**EXERCISE DETAILS**
Drop every picture. Then return, exactly, the lines from the beginning of the listing below through the one containing "const superFinalY = [1.646, 1.736, 1.563, 1.277, 1.646];".

-- start of GIVEN MATERIAL --

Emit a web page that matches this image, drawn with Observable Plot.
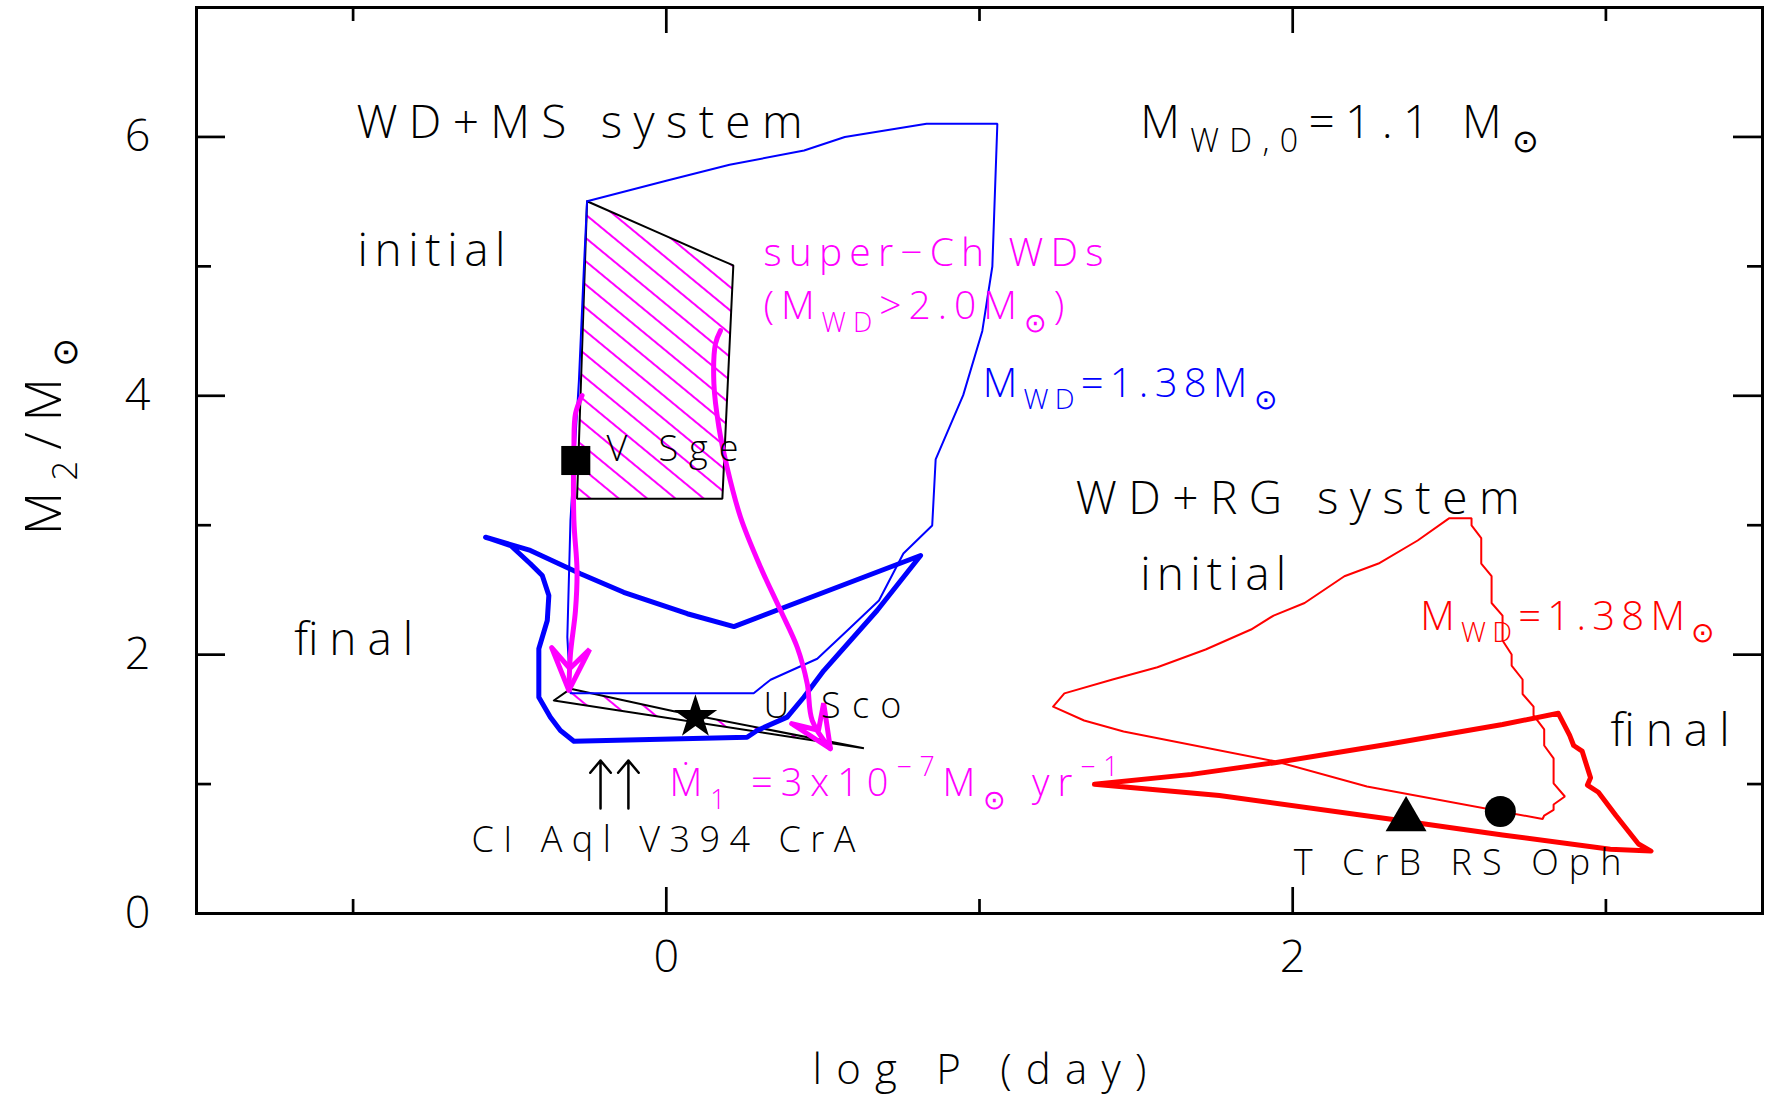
<!DOCTYPE html>
<html>
<head>
<meta charset="utf-8">
<script src="https://cdn.jsdelivr.net/npm/d3@7"></script>
<script src="https://cdn.jsdelivr.net/npm/@observablehq/plot@0.6"></script>
<style>
  html, body { margin: 0; padding: 0; background: #fff; }
  #chart svg { display: block; }
</style>
</head>
<body>
<div id="chart"></div>
<script>
// ---------------------------------------------------------------
// Data: companion mass M2 vs orbital period log P (day)
// ---------------------------------------------------------------

// WD+MS channel, M_WD = 1.38 Msun boundary of the initial region (thin blue)
const msInitX = [-0.253, 0.003, 0.202, 0.440, 0.570, 0.831, 1.057, 1.041, 1.009, 0.948, 0.860, 0.849,
                 0.757, 0.679, 0.578, 0.482, 0.333, 0.279, -0.306, -0.316, -0.306, -0.279, -0.263, -0.253];
const msInitY = [5.503, 5.663, 5.785, 5.895, 6.000, 6.102, 6.102, 4.999, 4.501, 4.005, 3.508, 2.998,
                 2.781, 2.418, 2.187, 1.968, 1.806, 1.702, 1.702, 2.135, 3.036, 4.118, 4.993, 5.503];

// WD+MS channel, final region (thick blue)
const msFinalX = [-0.577, -0.434, -0.274, -0.136, 0.067, 0.216, 0.812, 0.673, 0.503, 0.439, 0.386, 0.290,
                  0.258, -0.295, -0.338, -0.370, -0.407, -0.407, -0.380, -0.375, -0.396, -0.434, -0.497, -0.577];
const msFinalY = [2.907, 2.805, 2.625, 2.482, 2.316, 2.217, 2.766, 2.341, 1.877, 1.671, 1.517, 1.414,
                  1.362, 1.331, 1.414, 1.517, 1.671, 2.045, 2.264, 2.457, 2.611, 2.702, 2.843, 2.907];

// super-Chandrasekhar WD progenitors (M_WD > 2.0 Msun): initial and final regions
const superInitX = [-0.253, -0.029, 0.152, 0.214, 0.179, -0.285, -0.253];
const superInitY = [5.503, 5.264, 5.071, 5.007, 3.204, 3.204, 5.503];
const superFinalX = [-0.359, -0.306, 0.024, 0.631, -0.359];
const superFinalY = [1.646, 1.736, 1.563, 1.277, 1.646];

// evolution paths from the initial to the final region
const pathLeftX = [-0.269, -0.290, -0.295, -0.295, -0.285, -0.290, -0.306, -0.311];
const pathLeftY = [4.002, 3.861, 3.603, 3.036, 2.650, 2.341, 2.006, 1.723];
const pathRightX = [0.173, 0.157, 0.152, 0.168, 0.194, 0.237, 0.301, 0.365, 0.418, 0.450, 0.466, 0.524];
const pathRightY = [4.504, 4.402, 4.093, 3.757, 3.448, 3.062, 2.676, 2.341, 2.057, 1.775, 1.491, 1.273];

// WD+RG channel, M_WD = 1.38 Msun boundary of the initial region (thin red)
const rgInitX = [1.235, 1.271, 1.425, 1.568, 1.722, 1.867, 1.939, 2.038, 2.165, 2.274, 2.399, 2.499, 2.571, 2.571,
                 2.602, 2.602, 2.635, 2.635, 2.670, 2.670, 2.699, 2.699, 2.734, 2.734, 2.769, 2.769, 2.803, 2.803,
                 2.833, 2.833, 2.869, 2.833, 2.833, 2.803, 2.798, 2.237, 1.948, 1.460, 1.334, 1.235];
const rgInitY = [1.599, 1.701, 1.808, 1.903, 2.040, 2.194, 2.302, 2.399, 2.606, 2.704, 2.882, 3.053, 3.053, 2.998,
                 2.901, 2.704, 2.606, 2.399, 2.302, 2.109, 2.001, 1.916, 1.808, 1.696, 1.599, 1.530, 1.422, 1.298,
                 1.199, 1.006, 0.904, 0.842, 0.800, 0.757, 0.730, 0.981, 1.174, 1.406, 1.491, 1.599];

// WD+RG channel, final region (thick red)
const rgFinalX = [1.367, 1.677, 1.948, 2.309, 2.670, 2.848, 2.884, 2.897, 2.924, 2.951, 2.941, 2.976,
                  3.032, 3.104, 3.144, 3.014, 2.670, 2.309, 1.766, 1.367];
const rgFinalY = [0.998, 1.075, 1.167, 1.310, 1.460, 1.547, 1.378, 1.298, 1.255, 1.048, 0.992, 0.937,
                  0.757, 0.537, 0.482, 0.496, 0.607, 0.730, 0.912, 0.998];

// observed recurrent novae
const novaName = ["V Sge", "U Sco", "T CrB", "RS Oph"];
const novaX = [-0.289, 0.093, 2.362, 2.663];
const novaY = [3.500, 1.517, 0.726, 0.788];
const novaSymbol = ["square", "star", "triangle", "circle"];

// CI Aql and V394 CrA pointers
const pointerX = [-0.210, -0.121];
const pointerFrom = [0.811, 0.811];
const pointerTo = [1.182, 1.182];

// annotations (left end of baseline, data units)
const labelText = [
  "WD+MS system", "initial", "M_{WD,0}=1.1 M_{⊙}", "super−Ch WDs", "(M_{WD}>2.0M_{⊙})",
  "M_{WD}=1.38M_{⊙}", "WD+RG system", "initial", "M_{WD}=1.38M_{⊙}", "final", "final",
  "V Sge", "U Sco", "Ṁ_{1} =3x10^{−7}M_{⊙} yr^{−1}", "CI Aql V394 CrA", "T CrB RS Oph"
];
const labelX = [-0.989, -0.986, 1.513, 0.310, 0.310, 1.010, 1.307, 1.513, 2.407, 3.015, -1.188,
                -0.191, 0.310, 0.010, -0.622, 2.003];
const labelY = [5.995, 4.999, 5.995, 5.006, 4.590, 3.994, 3.090, 2.496, 2.194, 1.298, 2.001,
                3.500, 1.507, 0.904, 0.479, 0.301];
const labelKind = ["heading", "phase", "heading", "superCh", "superCh", "msLimit", "heading", "phase",
                   "rgLimit", "phase", "phase", "object", "object", "rate", "object", "object"];

// axes
const xDomain = [-1.5, 3.5];
const yDomain = [0, 7];
const xMajor = [0, 2], xMinor = [-1, 1, 3];
const yMajor = [0, 2, 4, 6], yMinor = [1, 3, 5];
const xTitle = "log P (day)";
const yTitle = "M_{2}/M_{⊙}";

// ---------------------------------------------------------------
// Layout and styles
// ---------------------------------------------------------------
const W = 1767, H = 1100;
const M = {left: 196, right: 5, top: 7, bottom: 187};
const FW = W - M.left - M.right, FH = H - M.top - M.bottom;
const MAGENTA = "#ff00ff", BLUE = "#0000ff", RED = "#ff0000";
const FONT = "'Open Sans', 'DejaVu Sans', sans-serif";

const kindStyle = {
  heading: {fill: "black", size: 46},
  phase:   {fill: "black", size: 46},
  superCh: {fill: MAGENTA, size: 39},
  msLimit: {fill: BLUE, size: 40},
  rgLimit: {fill: RED, size: 40},
  object:  {fill: "black", size: 36},
  rate:    {fill: MAGENTA, size: 38}
};
// rendered span of each annotation, px
const labelSpan = [446, 148, 399, 340, 301, 294, 444, 146, 294, 119, 119, 132, 138, 449, 384, 328];
const novaRadius = [16.4, 13.7, 15.2, 15.5];

const pts = (xs, ys) => xs.map((x, i) => ({x, y: ys[i]}));

// Scales matching the plot, used to shape the arrowheads in screen space
const sx = Plot.scale({x: {domain: xDomain, range: [M.left, W - M.right]}});
const sy = Plot.scale({y: {domain: yDomain, range: [H - M.bottom, M.top]}});

function arrowHead(xs, ys, len = 42, half = 19, notch = 22) {
  const n = xs.length;
  const tx = sx.apply(xs[n - 1]), ty = sy.apply(ys[n - 1]);
  const bx = sx.apply(xs[n - 2]), by = sy.apply(ys[n - 2]);
  const L = Math.hypot(tx - bx, ty - by);
  const ux = (tx - bx) / L, uy = (ty - by) / L;
  const px = -uy, py = ux;
  const p = [
    [tx - ux * len + px * half, ty - uy * len + py * half],
    [tx, ty],
    [tx - ux * len - px * half, ty - uy * len - py * half],
    [tx - ux * notch, ty - uy * notch]
  ];
  p.push(p[0]);
  return p.map(([a, b]) => ({x: sx.invert(a), y: sy.invert(b)}));
}

const labels = labelText.map((t, i) => ({t, x: labelX[i], y: labelY[i], k: labelKind[i]}));

const plot = Plot.plot({
  width: W,
  height: H,
  marginLeft: M.left,
  marginRight: M.right,
  marginTop: M.top,
  marginBottom: M.bottom,
  x: {domain: xDomain},
  y: {domain: yDomain},
  style: `font-family: ${FONT}; font-size: 44px; font-weight: 300; background: white; color: black;`,
  marks: [
    // hatched super-Chandrasekhar regions
    Plot.line(pts(superInitX, superInitY), {x: "x", y: "y", fill: "url(#hatch)", stroke: "black", strokeWidth: 2, strokeLinejoin: "miter"}),
    Plot.line(pts(superFinalX, superFinalY), {x: "x", y: "y", fill: "url(#hatch)", stroke: "black", strokeWidth: 2, strokeLinejoin: "miter"}),

    // WD+MS regions
    Plot.line(pts(msInitX, msInitY), {x: "x", y: "y", stroke: BLUE, strokeWidth: 2, strokeLinejoin: "miter"}),
    Plot.line(pts(msFinalX, msFinalY), {x: "x", y: "y", stroke: BLUE, strokeWidth: 5, strokeLinejoin: "round"}),

    // WD+RG regions
    Plot.line(pts(rgInitX, rgInitY), {x: "x", y: "y", stroke: RED, strokeWidth: 2, strokeLinejoin: "miter"}),
    Plot.line(pts(rgFinalX, rgFinalY), {x: "x", y: "y", stroke: RED, strokeWidth: 5, strokeLinejoin: "round"}),

    // evolution arrows
    Plot.line(pts(pathLeftX, pathLeftY), {x: "x", y: "y", stroke: MAGENTA, strokeWidth: 5, curve: "catmull-rom"}),
    Plot.line(pts(pathRightX, pathRightY), {x: "x", y: "y", stroke: MAGENTA, strokeWidth: 5, curve: "catmull-rom"}),
    Plot.line(arrowHead(pathLeftX, pathLeftY), {x: "x", y: "y", stroke: MAGENTA, strokeWidth: 5, strokeLinejoin: "miter"}),
    Plot.line(arrowHead(pathRightX, pathRightY), {x: "x", y: "y", stroke: MAGENTA, strokeWidth: 5, strokeLinejoin: "miter"}),

    // recurrent novae
    ...novaName.map((name, i) =>
      Plot.dot([{x: novaX[i], y: novaY[i], name}], {x: "x", y: "y", symbol: novaSymbol[i], r: novaRadius[i], fill: "black", stroke: "none"})
    ),

    // pointers to CI Aql and V394 CrA
    Plot.arrow(pointerX.map((x, i) => ({x, y1: pointerFrom[i], y2: pointerTo[i]})),
      {x1: "x", x2: "x", y1: "y1", y2: "y2", stroke: "black", strokeWidth: 2.5, headLength: 10, headAngle: 80}),

    // frame and inward ticks on all four sides
    Plot.frame({stroke: "black", strokeWidth: 3}),
    Plot.ruleX(xMajor, {stroke: "black", strokeWidth: 2.7, insetTop: FH - 26}),
    Plot.ruleX(xMajor, {stroke: "black", strokeWidth: 2.7, insetBottom: FH - 26}),
    Plot.ruleX(xMinor, {stroke: "black", strokeWidth: 2.7, insetTop: FH - 14}),
    Plot.ruleX(xMinor, {stroke: "black", strokeWidth: 2.7, insetBottom: FH - 14}),
    Plot.ruleY(yMajor, {stroke: "black", strokeWidth: 2.7, insetRight: FW - 29}),
    Plot.ruleY(yMajor, {stroke: "black", strokeWidth: 2.7, insetLeft: FW - 29}),
    Plot.ruleY(yMinor, {stroke: "black", strokeWidth: 2.7, insetRight: FW - 15}),
    Plot.ruleY(yMinor, {stroke: "black", strokeWidth: 2.7, insetLeft: FW - 15}),

    // tick labels
    Plot.axisX({ticks: xMajor, tickFormat: "d", tickSize: 0, tickPadding: 27, label: null, fontSize: 45}),
    Plot.axisY({ticks: yMajor, tickFormat: "d", tickSize: 0, tickPadding: 46, label: null, fontSize: 45}),

    // annotations
    Plot.text(labels, {
      x: "x", y: "y", text: "t", textAnchor: "start", lineAnchor: "bottom",
      fill: (d) => kindStyle[d.k].fill, fontSize: (d) => kindStyle[d.k].size, fontWeight: 300
    }),

    // axis titles
    Plot.text([xTitle], {frameAnchor: "bottom", dy: 170, textAnchor: "middle", lineAnchor: "bottom", fontSize: 42, fontWeight: 300}),
    Plot.text([yTitle], {frameAnchor: "left", dx: -136, dy: -24, rotate: -90, textAnchor: "middle", lineAnchor: "bottom", fontSize: 50, fontWeight: 300})
  ]
});

// hatch pattern used by the super-Chandrasekhar regions
const svgNS = "http://www.w3.org/2000/svg";
const defs = d3.select(plot).insert("defs", ":first-child");
const pat = defs.append("pattern")
  .attr("id", "hatch")
  .attr("patternUnits", "userSpaceOnUse")
  .attr("width", 18)
  .attr("height", 18)
  .attr("patternTransform", "rotate(-50.5)");
pat.append("line")
  .attr("x1", 9).attr("y1", -2).attr("x2", 9).attr("y2", 20)
  .attr("stroke", MAGENTA).attr("stroke-width", 2);

// rich text: _{...} subscripts, ^{...} superscripts
function richText(el, s, size, span) {
  el.textContent = "";
  const re = /([_^])\{([^}]*)\}|([^_^]+)/g;
  let m, shift = 0;
  while ((m = re.exec(s))) {
    const t = document.createElementNS(svgNS, "tspan");
    if (m[3] !== undefined) {
      t.textContent = m[3];
      if (shift) t.setAttribute("dy", -shift);
      shift = 0;
    } else {
      const d = m[1] === "_" ? 0.32 * size : -0.55 * size;
      t.textContent = m[2];
      t.setAttribute("font-size", 0.7 * size);
      t.setAttribute("dy", d - shift);
      shift = d;
    }
    el.appendChild(t);
  }
  if (span) {
    el.setAttribute("textLength", span);
    el.setAttribute("lengthAdjust", "spacing");
  }
}

const textGroups = plot.querySelectorAll('g[aria-label="text"]');
textGroups[0].querySelectorAll("text").forEach((el, i) => {
  richText(el, labels[i].t, kindStyle[labels[i].k].size, labelSpan[i]);
});
textGroups[1].querySelectorAll("text").forEach((el) => richText(el, xTitle, 42, 334));
textGroups[2].querySelectorAll("text").forEach((el) => richText(el, yTitle, 50, 197));

document.getElementById("chart").appendChild(plot);
</script>
</body>
</html>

-- end of GIVEN MATERIAL --

**RIGHT ANSWER**
Emit a web page that matches this image, drawn with Observable Plot.
<!DOCTYPE html>
<html>
<head>
<meta charset="utf-8">
<script src="https://cdn.jsdelivr.net/npm/d3@7"></script>
<script src="https://cdn.jsdelivr.net/npm/@observablehq/plot@0.6"></script>
<style>
  html, body { margin: 0; padding: 0; background: #fff; }
  #chart svg { display: block; }
</style>
</head>
<body>
<div id="chart"></div>
<script>
// ---------------------------------------------------------------
// Data: companion mass M2 vs orbital period log P (day)
// ---------------------------------------------------------------

// WD+MS channel, M_WD = 1.38 Msun boundary of the initial region (thin blue)
const msInitX = [-0.253, 0.003, 0.202, 0.440, 0.570, 0.831, 1.057, 1.041, 1.009, 0.948, 0.860, 0.849,
                 0.757, 0.679, 0.578, 0.482, 0.333, 0.279, -0.306, -0.316, -0.306, -0.279, -0.263, -0.253];
const msInitY = [5.503, 5.663, 5.785, 5.895, 6.000, 6.102, 6.102, 4.999, 4.501, 4.005, 3.508, 2.998,
                 2.781, 2.418, 2.187, 1.968, 1.806, 1.702, 1.702, 2.135, 3.036, 4.118, 4.993, 5.503];

// WD+MS channel, final region (thick blue)
const msFinalX = [-0.577, -0.434, -0.274, -0.136, 0.067, 0.216, 0.812, 0.673, 0.503, 0.439, 0.386, 0.290,
                  0.258, -0.295, -0.338, -0.370, -0.407, -0.407, -0.380, -0.375, -0.396, -0.434, -0.497, -0.577];
const msFinalY = [2.907, 2.805, 2.625, 2.482, 2.316, 2.217, 2.766, 2.341, 1.877, 1.671, 1.517, 1.414,
                  1.362, 1.331, 1.414, 1.517, 1.671, 2.045, 2.264, 2.457, 2.611, 2.702, 2.843, 2.907];

// super-Chandrasekhar WD progenitors (M_WD > 2.0 Msun): initial and final regions
const superInitX = [-0.253, -0.029, 0.152, 0.214, 0.179, -0.285, -0.253];
const superInitY = [5.503, 5.264, 5.071, 5.007, 3.204, 3.204, 5.503];
const superFinalX = [-0.359, -0.306, 0.024, 0.631, -0.359];
const superFinalY = [1.646, 1.736, 1.563, 1.277, 1.646];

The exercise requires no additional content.